Christel est en paix avec sa décision d’avoir quitté le Liban, et elle n’a pas l’intention de retourner y vivre. La quête d’une vie tranquille et hors de danger fait d’ailleurs partie des raisons qui l’ont poussée à s’installer au Canada. Pendant son enfance, elle a en effet été témoin du conflit israélo-libanais de 2006, un événement qui la faisait appréhender le retour d’une guerre dans son pays.

Alex, au contraire, souhaite retourner en Haïti, où il n’a pas séjourné depuis 2010, et les paysages, l’odeur du café et de la terre, ainsi que le train de vie tranquille lui manquent profondément. Il aimerait contribuer au développement de son pays, mais l’insécurité le rend réticent. La violence des bandes armées ne cesse, en effet, de s’étendre, et le contexte politique est même «normalisé», selon lui.

Malgré l’abondance de nouvelles pessimistes venant d’Haïti, Alex mettra toujours sur un piédestal ce pays, source de ses plus beaux souvenirs d’enfance. Camila et Maria partagent le même ressenti. Toutes deux ont également une profonde admiration pour leur pays natal et en sont particulièrement
fières, y compris dans les moments les plus difficiles.

Elles aussi aimeraient retourner dans leur pays, mais la situation socio-économique en Bolivie n’est pas suffisamment favorable. « Mes proches me disent de ne pas y retourner, car il n’y [aurait] rien à y faire », confie Maria sur un ton mélancolique. Une réalité qui rend les deux étudiantes particulièrement tristes.

À quand le retour?

Alex, qui a déposé son mémoire de maîtrise il y a quelques semaines, a également posé sa candidature pour poursuivre ses études au doctorat à l’automne 2025. Il envisage d’ailleurs de retourner en Haïti afin d’y effectuer son projet de recherche sur l’autosuffisance alimentaire dans le sud du pays. Néanmoins, selon lui, la situation en Haïti ne s’améliorera pas ni à court ni à moyen terme, ce qui met en péril ses projets d’études.

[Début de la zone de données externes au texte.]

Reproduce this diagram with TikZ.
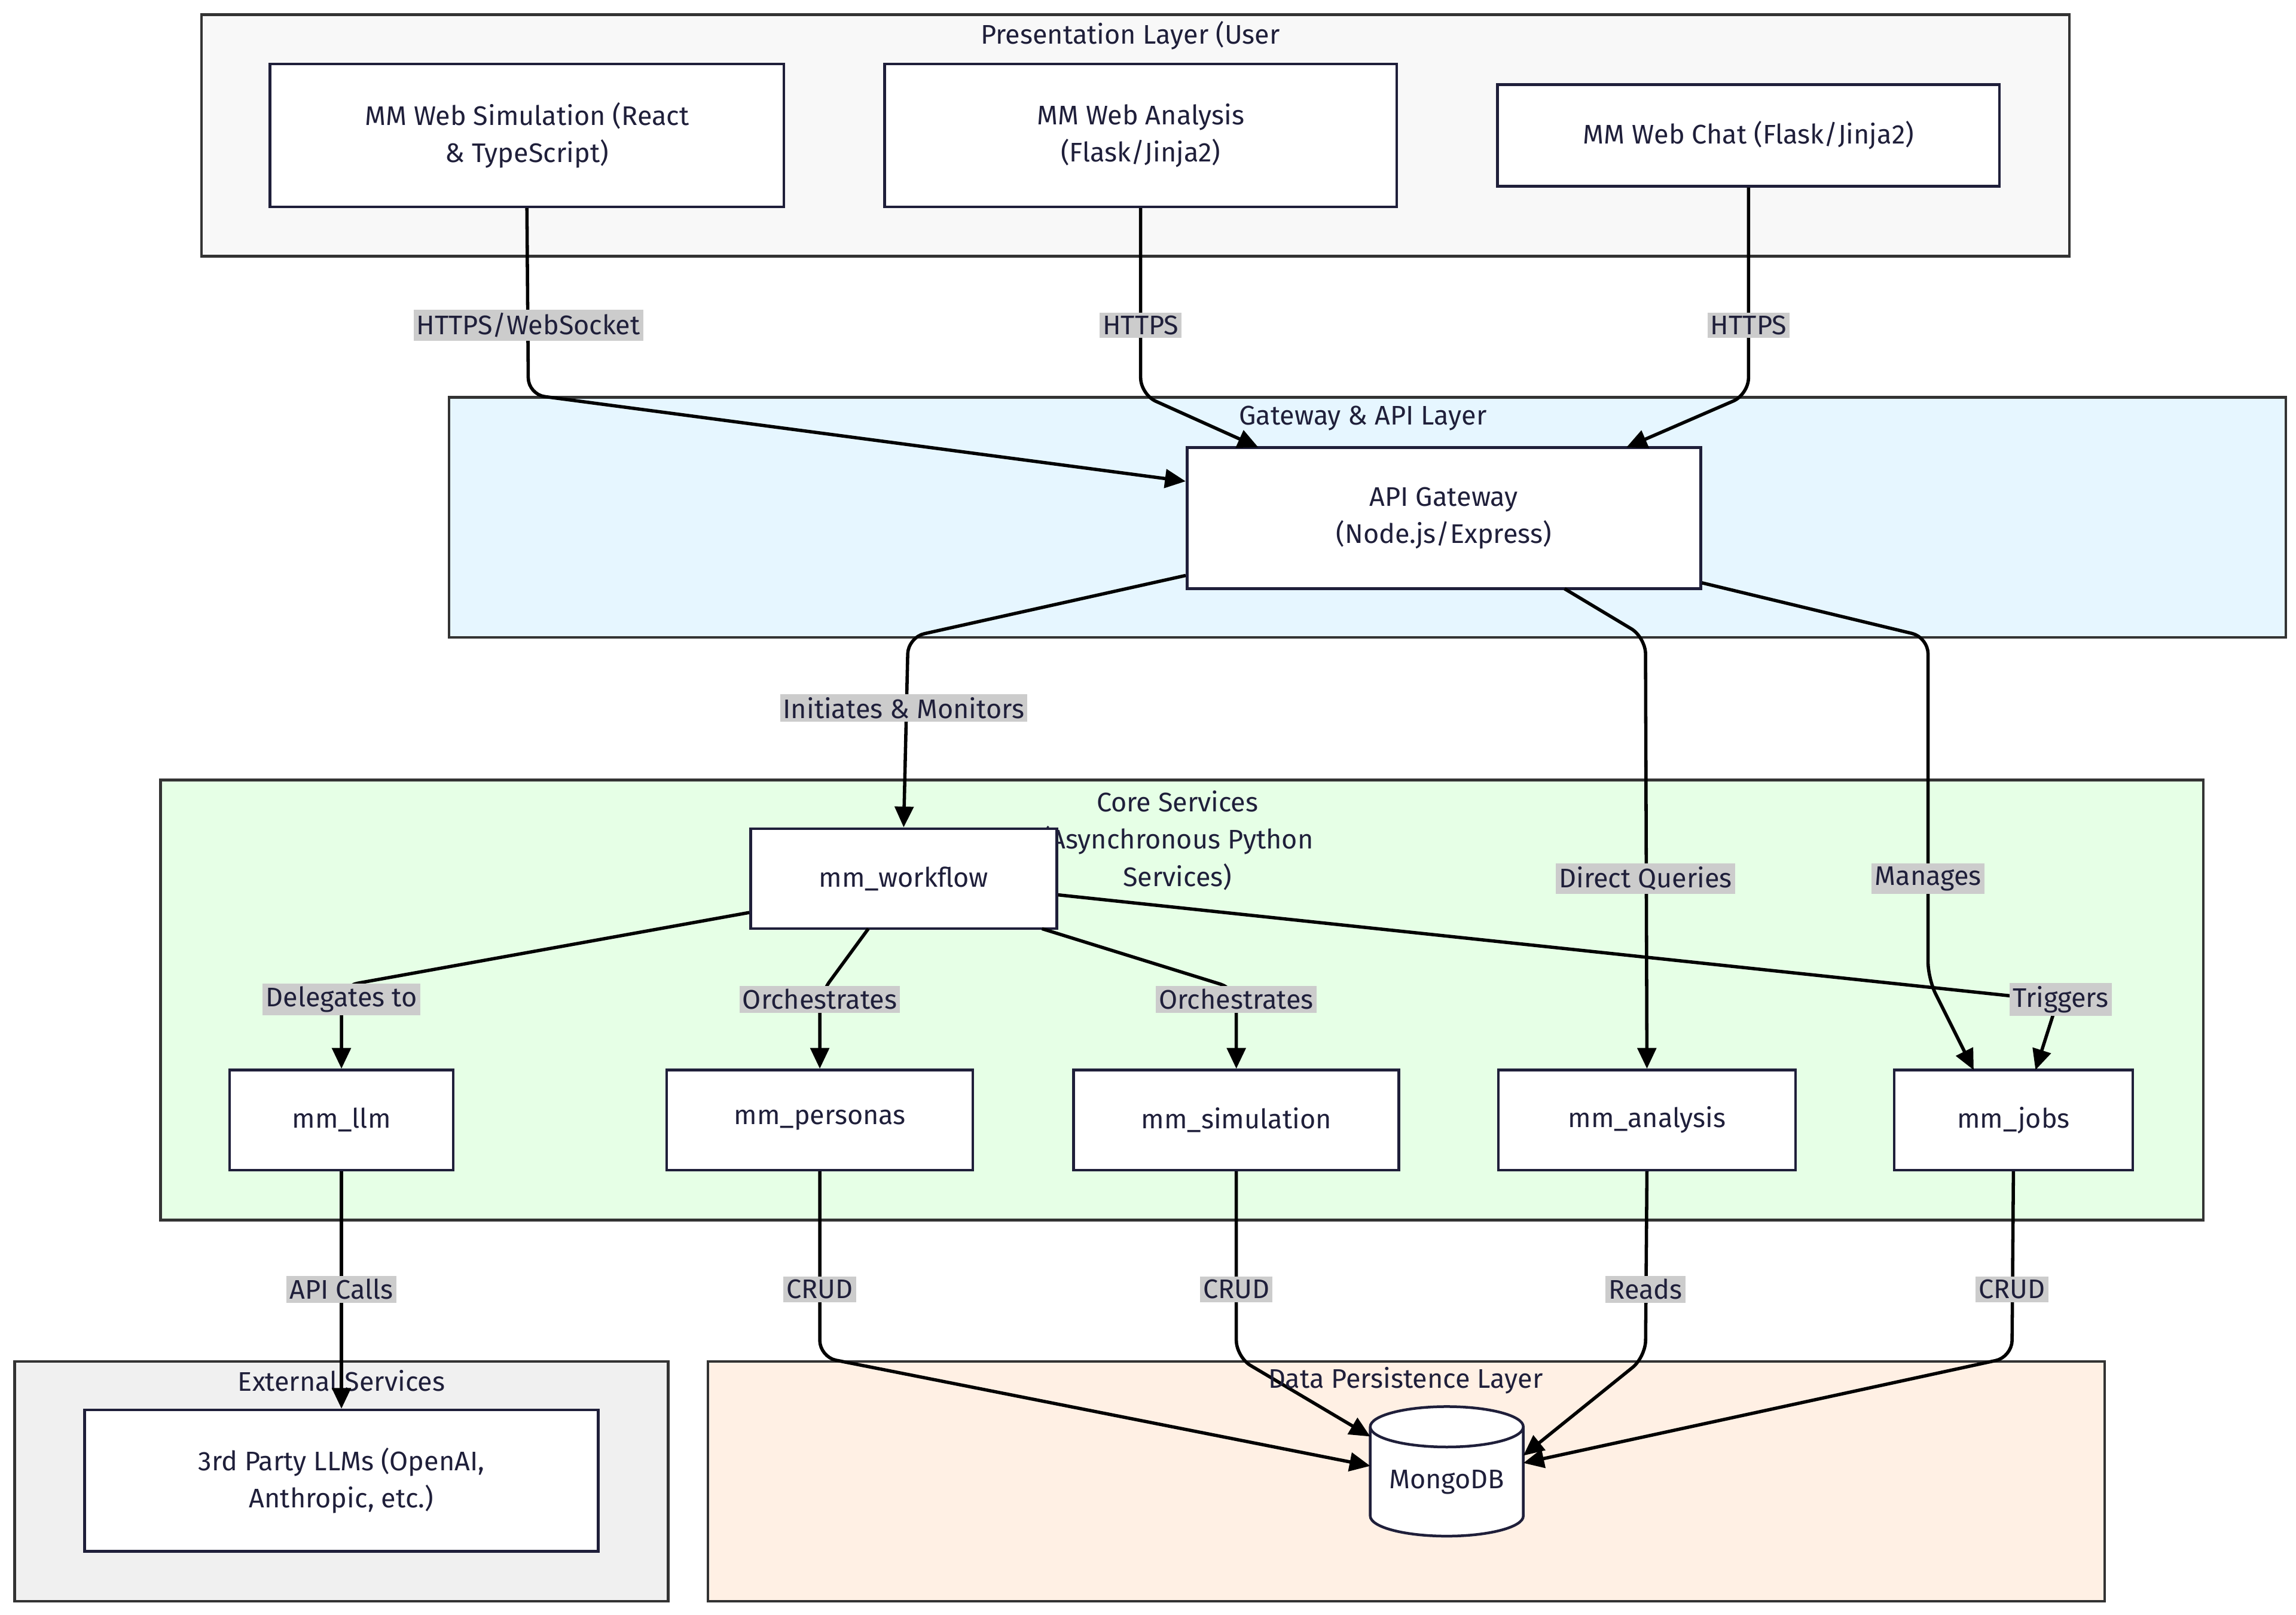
\documentclass[tikz,border=0pt]{standalone}
\usepackage{fontspec}
\setmainfont{Fira Sans}
\usetikzlibrary{positioning,shapes.geometric,arrows.meta,calc}
\definecolor{inkdark}{HTML}{1F1F3A}
\definecolor{presfill}{HTML}{F8F8F8}
\definecolor{gatefill}{HTML}{E6F6FF}
\definecolor{corefill}{HTML}{E6FFE6}
\definecolor{extfill}{HTML}{F0F0F0}
\definecolor{datafill}{HTML}{FFF0E4}
\definecolor{lblfill}{HTML}{CCCCCC}

\begin{document}
\begin{tikzpicture}[
      x=0.025cm, y=-0.025cm,
      every node/.style={font=\fontsize{13}{18}\selectfont, text=inkdark},
      layer/.style={draw=black!80, line width=1.3pt},
      svc/.style={
        rectangle,
        draw=inkdark,
        fill=white,
        line width=1.3pt,
        align=center,
        inner sep=0pt,
      },
      link/.style={-{Triangle[length=10pt,width=9pt]}, line width=1.6pt, black, rounded corners=8pt},
      tag/.style={fill=lblfill, inner sep=1.5pt},
      ]
      \useasboundingbox (0,0) rectangle (1560,1097);
      % layers
      \draw[layer, fill=presfill] (137,10) rectangle (1406,174);
      \node at (768,24) {Presentation Layer (User};
      \draw[layer, fill=gatefill] (305,270) rectangle (1553,433);
      \draw[layer, fill=corefill] (109,530) rectangle (1497,829);
      \node[align=center] at (800,571) {Core Services\\(Asynchronous Python\\Services)};
      \draw[layer, fill=extfill] (10,925) rectangle (454,1088);
      \node at (232,938) {External Services};
      \draw[layer, fill=datafill] (481,925) rectangle (1430,1088);
      % services
      \node[svc, minimum width=349*0.025cm, minimum height=97*0.025cm] (websim) at (358,92) {MM Web Simulation (React\\\& TypeScript)};
      \node[svc, minimum width=348*0.025cm, minimum height=97*0.025cm] (webana) at (775,92) {MM Web Analysis\\(Flask/Jinja2)};
      \node[svc, minimum width=341*0.025cm, minimum height=69*0.025cm] (webchat) at (1188,92) {MM Web Chat (Flask/Jinja2)};
      \node[svc, minimum width=349*0.025cm, minimum height=96*0.025cm] (gateway) at (981,352) {API Gateway\\(Node.js/Express)};
      \node[svc, minimum width=208*0.025cm, minimum height=68*0.025cm] (workflow) at (614,597) {mm\_workflow};
      \node[svc, minimum width=152*0.025cm, minimum height=68*0.025cm] (llm) at (232,761) {mm\_llm};
      \node[svc, minimum width=208*0.025cm, minimum height=68*0.025cm] (personas) at (557,761) {mm\_personas};
      \node[svc, minimum width=221*0.025cm, minimum height=68*0.025cm] (simulation) at (840,761) {mm\_simulation};
      \node[svc, minimum width=202*0.025cm, minimum height=68*0.025cm] (analysis) at (1119,761) {mm\_analysis};
      \node[svc, minimum width=162*0.025cm, minimum height=68*0.025cm] (jobs) at (1368,761) {mm\_jobs};
      \node[svc, minimum width=349*0.025cm, minimum height=96*0.025cm] (llmext) at (232,1006) {3rd Party LLMs (OpenAI,\\Anthropic, etc.)};
      \node[svc, cylinder, shape border rotate=90, aspect=0.35, minimum width=104*0.025cm, minimum height=88*0.025cm] (mongo) at (983,1007) {MongoDB};
      % connectors
      \draw[link] (websim.south) -- (359,268) -- (gateway.west |- 0,327);
      \draw[link] (webana.south) -- (775,268) -- (855,304);
      \draw[link] (webchat.south) -- (1188,268) -- (1105,304);
      \draw[link] (gateway.west |- 0,391) -- (617,433) -- (workflow.north);
      \draw[link] (1063,400) -- (1118,433) -- (analysis.north);
      \draw[link] (gateway.east |- 0,396) -- (1310,433) -- (1310,665) -- (1341,727);
      \draw[link] (workflow.west |- 0,620) -- (232,670) -- (llm.north);
      \draw[link] (590,631) -- (557,676) -- (personas.north);
      \draw[link] (708,631) -- (840,672) -- (simulation.north);
      \draw[link] (workflow.east |- 0,608) -- (1398,680) -- (1383,727);
      \draw[link] (llm.south) -- (llmext.north);
      \draw[link] (personas.south) -- (557,922) -- (931,996);
      \draw[link] (simulation.south) -- (840,922) -- (931,976);
      \draw[link] (analysis.south) -- (1118,922) -- (1035,989);
      \draw[link] (jobs.south) -- (1367,922) -- (1035,994);
      % layer titles over lines
      \node at (926,284) {Gateway \& API Layer};
      \node at (955,938) {Data Persistence Layer};
      % connector labels
      \node[tag] at (359,221) {HTTPS/WebSocket};
      \node[tag] at (775,221) {HTTPS};
      \node[tag] at (1188,221) {HTTPS};
      \node[tag] at (614,481) {Initiates \& Monitors};
      \node[tag] at (1118,597) {Direct Queries};
      \node[tag] at (1310,597) {Manages};
      \node[tag] at (232,679) {Delegates to};
      \node[tag] at (557,679) {Orchestrates};
      \node[tag] at (840,679) {Orchestrates};
      \node[tag] at (1400,679) {Triggers};
      \node[tag] at (232,876) {API Calls};
      \node[tag] at (557,876) {CRUD};
      \node[tag] at (840,876) {CRUD};
      \node[tag] at (1118,876) {Reads};
      \node[tag] at (1367,876) {CRUD};
\end{tikzpicture}
\end{document}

Christel avait pour sa part acheté à l’avance ses billets d’avion pour retourner au Liban pendant les vacances d’hiver, mais à l’heure actuelle, elle considère ce projet peu réalisable. « Ils menacent également de bombarder les aéroports, et si ce scénario survient, je ne pourrai pas revenir ici », regrette-t-elle. Elle garde néanmoins espoir. Trouver sa communauté Mme de la Sablonnière insiste sur le fait que les immigrant·e·s et les étudiant·e·s internationaux·ales doivent bien s’entourer. « Que ce soit un groupe universitaire, un groupe sportif ou autre chose, le sentiment d’appartenance va les aider à se sentir bien ancrés et à faire face aux épreuves, car ils y retrouvent un soutien important », explique-t-elle.

L’entourage de Christel se compose surtout d’autres étudiant·e·s internationaux·ales, de son conjoint et de ses ami·e·s libanais·e·s. Parler du Liban et de ce qu’elle vit l’aide à traverser les périodes les plus
pénibles.

Camila et Maria ont quant à elle d’abord été l’une pour l’autre le soutien dont elles avaient besoin lorsqu’elles devaient se confier et parler des événements qui survenaient dans leur pays. Elles ont ensuite intégré l’Association des étudiante·s latinoaméricaine·s de l’UdeM (AÉLUM), dont elles sont désormais respectivement présidente et vice-présidente. Cette communauté leur a permis de s’identifier à d’autres étudiant·e·s latinoaméricain·e·s qui sont en mesure de mieux comprendre, entre autres, leur état émotionnel.